More than 1,100 Bridges in Texas Need Structural Repair, New DOT Analysis Reports
An analysis of the recently-released 2014 U.S. Department of Transportation (U.S. DOT) National Bridge Inventory database finds that 61,000 structurally deficient bridges exist across the nation and are still in need of significant repair.
For Texans, it is a problem that hits close to home.
The analysis of the federal government data, conducted by American Road & Transportation Builders Association (ARTBA) Chief Economist Dr. Alison Premo Black, shows cars, trucks and school buses cross Texas’s 1,127 structurally compromised bridges 2.5 million times every day. Not surprisingly, the most heavily traveled are on the Interstate Highway System, which carries the bulk of truck traffic and passenger vehicles.

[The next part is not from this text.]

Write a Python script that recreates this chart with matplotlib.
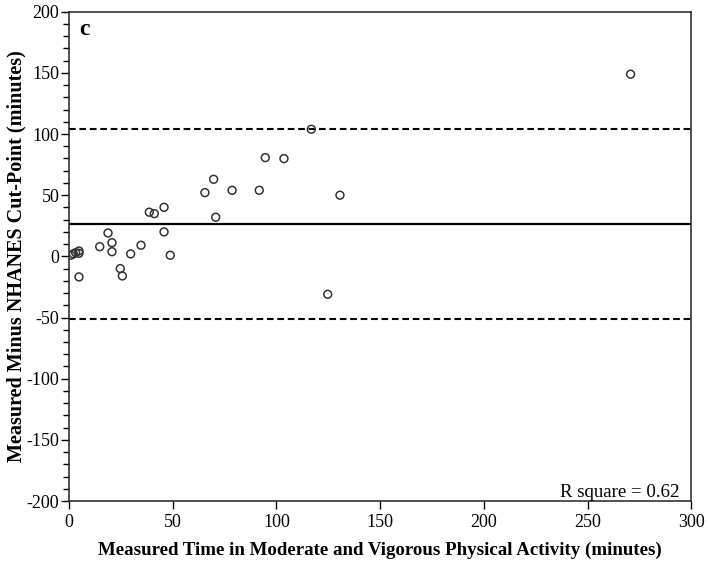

The bridge problem could get a whole lot worse soon, Black warns. The federal Highway Trust Fund (HTF) is the source of 52 percent of highway and bridge capital investments made annually by state governments.
The HTF has suffered five revenue shortfalls between 2008 and 2014, and has been bailed out with nearly $65 billion in revenues from the General Fund just to preserve existing investment levels. The latest extension of federal highway and transit funding through the HTF expires on May 31, absent congressional action.
Nearly a dozen states so far have canceled or delayed road and bridge projects because of the continued uncertainty over the trust fund situation. ARTBA expects that number to increase as the deadline nears.
“State and local governments are doing the best they can to address these significant challenges, given limited resources,” Black says. Bridge investments have been growing in recent years, Black says, but it has come at the expense of highway and pavement spending, which has dropped over 20 percent in the last five years.